As we grew up, and now, my generation was taught that success or failure in any venture is solely based on how badly you want it. We can be or do anything we set our minds to as long as we're willing to do whatever it takes. While determination and a good attitude are key to success, I have a couple of problems with this philosophy.
♦ It tells us that if we don't achieve something we want, it's 100% our own fault. But even the most determined, sacrificing people can miss their dreams due to circumstances totally out of their control. Like Olympic athletes who sustain an injury at the last minute, or trip over a broken shoelace one lap into a race. And every great success has an element of what many would call luck, and I would call God or the Holy Spirit. The old friend from college who knows a person who's hiring for your dream job.
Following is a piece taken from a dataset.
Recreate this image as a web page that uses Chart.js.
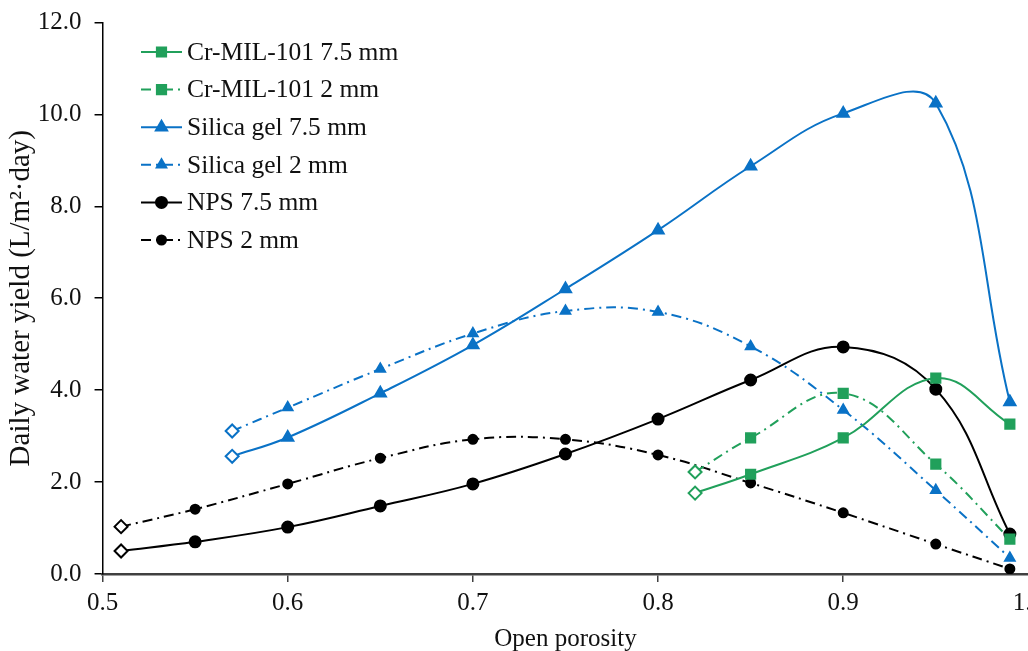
<!DOCTYPE html>
<html>
<head>
<meta charset="utf-8">
<script src="https://cdn.jsdelivr.net/npm/chart.js@4.4.1/dist/chart.umd.min.js"></script>
<style>
  html, body { margin: 0; padding: 0; background: #fff; overflow: hidden; }
  #wrap { width: 1050px; height: 651px; }
</style>
</head>
<body>
<div id="wrap"><canvas id="chart"></canvas></div>
<script>
// open porosity values per adsorbent
const porosityCr = [0.82, 0.85, 0.9, 0.95, 0.99];
const porositySilica = [0.57, 0.6, 0.65, 0.7, 0.75, 0.8, 0.85, 0.9, 0.95, 0.99];
const porosityNPS = [0.51, 0.55, 0.6, 0.65, 0.7, 0.75, 0.8, 0.85, 0.9, 0.95, 0.99];

// daily water yield, L/m2/day
const crThick = [1.76, 2.17, 2.96, 4.26, 3.26];
const crThin = [2.22, 2.96, 3.93, 2.39, 0.76];
const silicaThick = [2.56, 2.97, 3.93, 4.98, 6.2, 7.48, 8.87, 10.02, 10.24, 3.74];
const silicaThin = [3.11, 3.62, 4.46, 5.23, 5.72, 5.7, 4.95, 3.57, 1.82, 0.35];
const npsThick = [0.5, 0.7, 1.02, 1.48, 1.96, 2.61, 3.37, 4.22, 4.94, 4.02, 0.87];
const npsThin = [1.03, 1.41, 1.96, 2.52, 2.93, 2.93, 2.59, 1.98, 1.33, 0.65, 0.11];

const seriesNames = [
  "Cr-MIL-101 7.5 mm", "Cr-MIL-101 2 mm",
  "Silica gel 7.5 mm", "Silica gel 2 mm",
  "NPS 7.5 mm", "NPS 2 mm"
];
const yTicks = [0, 2, 4, 6, 8, 10, 12];

const GREEN = "#21a05b";
const BLUE = "#0a72c6";
const BLACK = "#000000";
const DASHDOT = [10, 5, 2, 5];
const FONT = "'Liberation Serif', 'Times New Roman', serif";

function series(label, xs, ys, color, marker, radius, dashed) {
  // first point of every series is an open diamond
  return {
    label: label,
    data: xs.map((x, i) => ({ x: x, y: ys[i] })),
    showLine: true,
    tension: 0.4,
    borderColor: color,
    borderWidth: 2,
    borderDash: dashed ? DASHDOT : [],
    pointStyle: xs.map((x, i) => (i === 0 ? "rectRot" : marker)),
    pointRadius: xs.map((x, i) => (i === 0 ? 6.5 : radius)),
    pointBackgroundColor: xs.map((x, i) => (i === 0 ? "#ffffff" : color)),
    pointBorderColor: color,
    pointBorderWidth: 2,
    pointHoverRadius: radius,
    legendMarker: marker,
    legendRadius: radius,
  };
}

const datasets = [
  series(seriesNames[0], porosityCr, crThick, GREEN, "rect", 6.5, false),
  series(seriesNames[1], porosityCr, crThin, GREEN, "rect", 6.5, true),
  series(seriesNames[2], porositySilica, silicaThick, BLUE, "triangle", 6.5, false),
  series(seriesNames[3], porositySilica, silicaThin, BLUE, "triangle", 5.5, true),
  series(seriesNames[4], porosityNPS, npsThick, BLACK, "circle", 5.5, false),
  series(seriesNames[5], porosityNPS, npsThin, BLACK, "circle", 4.5, true),
];

// legend with a line sample and the marker sitting on it
const lineLegend = {
  id: "lineLegend",
  afterDraw(chart) {
    const ctx = chart.ctx;
    const x0 = 141, x1 = 182, top = 52, step = 37.6;
    ctx.save();
    chart.data.datasets.forEach((ds, i) => {
      const y = top + i * step;
      ctx.strokeStyle = ds.borderColor;
      ctx.lineWidth = 2;
      ctx.setLineDash(ds.borderDash);
      ctx.beginPath();
      ctx.moveTo(x0, y);
      ctx.lineTo(x1, y);
      ctx.stroke();
      ctx.setLineDash([]);
      ctx.fillStyle = ds.borderColor;
      Chart.helpers.drawPoint(ctx, {
        pointStyle: ds.legendMarker,
        radius: ds.legendRadius,
        rotation: 0,
        borderWidth: 1,
      }, (x0 + x1) / 2, y);
      ctx.fillStyle = "#111";
      ctx.font = "25.5px " + FONT;
      ctx.textBaseline = "middle";
      ctx.textAlign = "left";
      ctx.fillText(ds.label, 187, y + 1);
    });
    ctx.restore();
  },
};

new Chart(document.getElementById("chart"), {
  type: "scatter",
  data: { datasets: datasets },
  plugins: [lineLegend],
  options: {
    responsive: true,
    maintainAspectRatio: false,
    animation: false,
    layout: { padding: { top: 2, left: 0, bottom: 0, right: 0 } },
    plugins: {
      legend: { display: false },
      tooltip: { enabled: false },
    },
    scales: {
      x: {
        type: "linear",
        min: 0.5,
        max: 1.0,
        ticks: {
          stepSize: 0.1,
          color: "#111",
          font: { family: FONT, size: 25 },
          padding: 6,
          callback: (v) => v.toFixed(1),
        },
        grid: { drawOnChartArea: false, drawTicks: true, tickLength: 8, color: "#404040", lineWidth: 1.5 },
        border: { color: "#404040", width: 2.5 },
        title: {
          display: true,
          text: "Open porosity",
          color: "#111",
          font: { family: FONT, size: 25 },
          padding: { top: 0, bottom: -3 },
        },
      },
      y: {
        min: 0,
        max: 12,
        afterBuildTicks: (scale) => {
          scale.ticks = yTicks.map((v) => ({ value: v }));
        },
        ticks: {
          color: "#111",
          font: { family: FONT, size: 25, lineHeight: 0.75 },
          padding: 13,
          callback: (v) => v.toFixed(1),
        },
        grid: { drawOnChartArea: false, drawTicks: true, tickLength: 8, color: "#000", lineWidth: 1.5 },
        border: { color: "#000", width: 1.5 },
        title: {
          display: true,
          text: "Daily water yield (L/m²·day)",
          color: "#111",
          font: { family: FONT, size: 29 },
          padding: { top: 4, bottom: -14 },
        },
      },
    },
  },
});
</script>
</body>
</html>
The chance meeting in a checkout line with the man you'll eventually marry. The record producer who happens into the dive bar you're playing on the last song of your set. The great painting or essay that seems to flow out through you from somewhere else. These are things we can't force or control, and they often determine the outcome.
♦ It leads to idolatry. A hyper-focus on one goal isn't healthy. Even if we could get whatever we wanted via willingness to do anything and give up everything, I don't think we should. In fact, I've come to believe it takes more strength to set boundaries, to decide what you are and are not willing to do in pursuit of something. To be true to who you are and what you believe, and trust God to take care of the rest. Drawing a line can look like weakness, but it's not. As I "step out" in my own life, I'm having to make these kinds of decisions, and knowing where my boundaries are is helpful. If I never achieve the things I'm hoping for, I know I'll blame myself to some degree. But I believe that ultimately, I'll have peace because I didn't compromise what was important to me.
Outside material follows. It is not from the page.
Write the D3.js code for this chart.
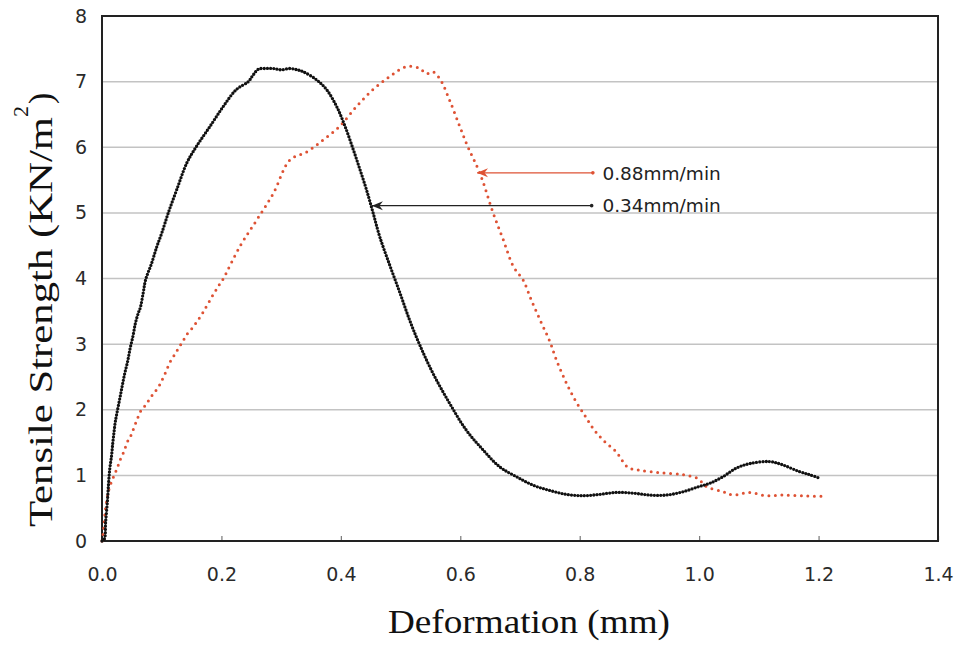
<!DOCTYPE html>
<html>
<head>
<meta charset="utf-8">
<script src="https://cdn.jsdelivr.net/npm/d3@7/dist/d3.min.js"></script>
<style>
  html, body { margin: 0; padding: 0; background: #fff; }
  svg { display: block; }
</style>
</head>
<body>
<svg id="chart" width="959" height="648"></svg>
<script>
// ---------------- DATA ----------------
const xTicks = [0.0, 0.2, 0.4, 0.6, 0.8, 1.0, 1.2, 1.4];
const yTicks = [0, 1, 2, 3, 4, 5, 6, 7, 8];

// 0.34 mm/min series (black)
const slowX = [0, 0.004, 0.006, 0.009, 0.011, 0.013, 0.016, 0.018, 0.020, 0.022, 0.025, 0.030, 0.034, 0.038, 0.043, 0.047, 0.052, 0.056, 0.061, 0.064, 0.069, 0.073, 0.083, 0.092, 0.100, 0.111, 0.125, 0.142, 0.158, 0.181, 0.203, 0.225, 0.245, 0.253, 0.262, 0.275, 0.287, 0.300, 0.315, 0.327, 0.337, 0.359, 0.376, 0.393, 0.407, 0.421, 0.432, 0.443, 0.454, 0.465, 0.482, 0.499, 0.515, 0.532, 0.554, 0.582, 0.610, 0.638, 0.666, 0.694, 0.722, 0.750, 0.778, 0.806, 0.833, 0.861, 0.889, 0.917, 0.945, 0.973, 1.000, 1.018, 1.040, 1.062, 1.085, 1.118, 1.140, 1.167, 1.185, 1.201];
const slowY = [0, 0.03, 0.28, 0.60, 0.88, 1.10, 1.30, 1.49, 1.65, 1.80, 1.95, 2.18, 2.37, 2.55, 2.74, 2.93, 3.13, 3.32, 3.48, 3.55, 3.78, 3.98, 4.23, 4.49, 4.69, 5.00, 5.35, 5.76, 6.01, 6.32, 6.62, 6.88, 7.00, 7.10, 7.19, 7.20, 7.20, 7.18, 7.20, 7.18, 7.15, 7.03, 6.88, 6.62, 6.32, 5.96, 5.66, 5.35, 5.00, 4.64, 4.20, 3.78, 3.37, 2.99, 2.56, 2.10, 1.69, 1.39, 1.13, 0.98, 0.85, 0.77, 0.71, 0.69, 0.71, 0.74, 0.73, 0.70, 0.70, 0.75, 0.83, 0.88, 0.98, 1.11, 1.18, 1.21, 1.16, 1.06, 1.01, 0.96];

// 0.88 mm/min series (red)
const fastX = [0, 0.002, 0.006, 0.012, 0.019, 0.025, 0.031, 0.037, 0.042, 0.049, 0.054, 0.060, 0.066, 0.072, 0.078, 0.084, 0.090, 0.096, 0.102, 0.108, 0.113, 0.119, 0.125, 0.131, 0.137, 0.143, 0.149, 0.155, 0.161, 0.167, 0.172, 0.179, 0.184, 0.190, 0.196, 0.202, 0.231, 0.259, 0.287, 0.315, 0.343, 0.370, 0.398, 0.426, 0.454, 0.482, 0.510, 0.532, 0.543, 0.554, 0.566, 0.582, 0.599, 0.613, 0.633, 0.655, 0.672, 0.689, 0.705, 0.719, 0.736, 0.750, 0.761, 0.778, 0.794, 0.808, 0.822, 0.839, 0.861, 0.881, 0.900, 0.934, 0.973, 0.998, 1.012, 1.040, 1.057, 1.085, 1.112, 1.140, 1.174, 1.204];
const fastY = [0, 0.12, 0.50, 0.80, 0.97, 1.10, 1.25, 1.37, 1.50, 1.62, 1.74, 1.88, 2.00, 2.06, 2.14, 2.22, 2.29, 2.37, 2.48, 2.60, 2.71, 2.80, 2.89, 2.98, 3.07, 3.16, 3.22, 3.29, 3.37, 3.45, 3.53, 3.64, 3.72, 3.81, 3.90, 3.98, 4.49, 4.89, 5.30, 5.81, 5.93, 6.11, 6.32, 6.62, 6.88, 7.08, 7.23, 7.20, 7.12, 7.15, 7.04, 6.72, 6.32, 6.00, 5.60, 5.00, 4.59, 4.18, 3.98, 3.67, 3.32, 3.04, 2.76, 2.40, 2.12, 1.92, 1.72, 1.54, 1.36, 1.12, 1.08, 1.04, 1.01, 0.95, 0.83, 0.75, 0.70, 0.74, 0.69, 0.70, 0.69, 0.68];

// annotations
const annLabels = ["0.88mm/min", "0.34mm/min"];
const annTipX  = [0.628, 0.452];
const annTipY  = [5.61, 5.11];
const annTailX = [0.822, 0.82];
const annTextX = 0.838;

const xTitle = "Deformation (mm)";
const yTitleMain = "Tensile Strength (KN/m";
const yTitleSup = "2";
const yTitleEnd = ")";

// ---------------- LAYOUT ----------------
const svg = d3.select("#chart");
const L = 102, R = 938, T = 16, B = 541;
const x = d3.scaleLinear().domain([0, 1.4]).range([L, R]);
const y = d3.scaleLinear().domain([0, 8]).range([B, T]);

const RED = "#de5234";
const BLACK = "#111";

// gridlines
svg.append("g").selectAll("line").data(yTicks.filter(d => d > 0 && d < 8)).join("line")
  .attr("x1", L).attr("x2", R)
  .attr("y1", d => y(d)).attr("y2", d => y(d))
  .attr("stroke", "#c3c3c3").attr("stroke-width", 1.5);

// x axis
const xAxis = svg.append("g").attr("transform", `translate(0,${B})`)
  .call(d3.axisBottom(x).tickValues(xTicks).tickFormat(d3.format(".1f"))
    .tickSizeInner(-5).tickSizeOuter(0).tickPadding(27));
xAxis.select(".domain").remove();
xAxis.selectAll(".tick line").attr("stroke", "#777").attr("stroke-width", 1.2);
xAxis.selectAll("text").attr("font-family", "DejaVu Sans").attr("font-size", 19)
  .attr("fill", "#2a2a2a");

// y axis
const yAxis = svg.append("g").attr("transform", `translate(${L},0)`)
  .call(d3.axisLeft(y).tickValues(yTicks).tickFormat(d3.format("d"))
    .tickSize(0).tickPadding(15));
yAxis.select(".domain").remove();
yAxis.selectAll("text").attr("font-family", "DejaVu Sans").attr("font-size", 19)
  .attr("fill", "#2a2a2a");

// frame
svg.append("rect").attr("x", L).attr("y", T).attr("width", R - L).attr("height", B - T)
  .attr("fill", "none").attr("stroke", "#222").attr("stroke-width", 2);

// series
const line = d3.line().x(d => x(d[0])).y(d => y(d[1])).curve(d3.curveCatmullRom.alpha(0.5));
const fast = d3.zip(fastX, fastY);
const slow = d3.zip(slowX, slowY);

svg.append("path").datum(fast).attr("d", line)
  .attr("fill", "none").attr("stroke", RED).attr("stroke-width", 3)
  .attr("stroke-linecap", "round").attr("stroke-dasharray", "0 6.5");

svg.append("path").datum(slow).attr("d", line)
  .attr("fill", "none").attr("stroke", BLACK).attr("stroke-width", 3.3)
  .attr("stroke-linecap", "round").attr("stroke-dasharray", "0 3.2");

// arrow markers
const defs = svg.append("defs");
[["arrRed", RED], ["arrBlack", "#222"]].forEach(([id, col]) => {
  defs.append("marker").attr("id", id).attr("markerUnits", "userSpaceOnUse")
    .attr("markerWidth", 14).attr("markerHeight", 12)
    .attr("viewBox", "-1 -6 14 12").attr("refX", 0).attr("refY", 0)
    .attr("orient", "auto")
    .append("path").attr("d", "M0,0 L11,-4.5 L7.5,0 L11,4.5 Z").attr("fill", col);
});

const annColors = [RED, "#222"];
const annMarkers = ["arrRed", "arrBlack"];
annLabels.forEach((lab, i) => {
  svg.append("line")
    .attr("x1", x(annTipX[i])).attr("y1", y(annTipY[i]))
    .attr("x2", x(annTailX[i])).attr("y2", y(annTipY[i]))
    .attr("stroke", annColors[i]).attr("stroke-width", 1.4)
    .attr("marker-start", `url(#${annMarkers[i]})`);
  svg.append("circle").attr("cx", x(annTailX[i])).attr("cy", y(annTipY[i])).attr("r", 1.8)
    .attr("fill", annColors[i]);
  svg.append("text").attr("x", x(annTextX)).attr("y", y(annTipY[i]))
    .attr("dy", "0.36em")
    .attr("font-family", "DejaVu Sans").attr("font-size", 18.5).attr("fill", "#222")
    .text(lab);
});

// axis titles
svg.append("text").attr("x", 529).attr("y", 633).attr("text-anchor", "middle")
  .attr("font-family", "Liberation Serif").attr("font-size", 33).attr("fill", "#111")
  .attr("textLength", 282).attr("lengthAdjust", "spacingAndGlyphs")
  .text(xTitle);

const yt = svg.append("text")
  .attr("transform", "translate(52,527) rotate(-90)")
  .attr("x", 0).attr("y", 0)
  .attr("font-family", "Liberation Serif").attr("font-size", 34).attr("fill", "#111");
yt.append("tspan").text(yTitleMain)
  .attr("textLength", 410).attr("lengthAdjust", "spacingAndGlyphs");
yt.append("tspan").attr("dy", -24).attr("font-size", 22).text(yTitleSup);
yt.append("tspan").attr("dy", 24).attr("dx", 2).text(yTitleEnd);
</script>
</body>
</html>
The problem my friend and I are left with is, how do you know when you've done enough? If you've put yourself out there and are doing what you can, and the things you want still aren't happening, should you just accept it or is it your own fault for not trying harder? What do "enough" and "trying" even mean? It's impossible. Maybe I should stop trying to figure it out, and rest for a while in God's grace and love for me and sovereignty over my life. Despite my typical feelings, He's not sighing and tapping His foot waiting for me to solve the mystery. He doesn't expect me to navigate a trail with no map. He is the Shepherd and He's leading me, His sheep, and as long as I listen to His voice, I'll get where I need to be.
Thanks for listening to my disorganized thoughts. I'm going off on these random tangents more and more often, so maybe I should make it a thing. Soapbox Thursday?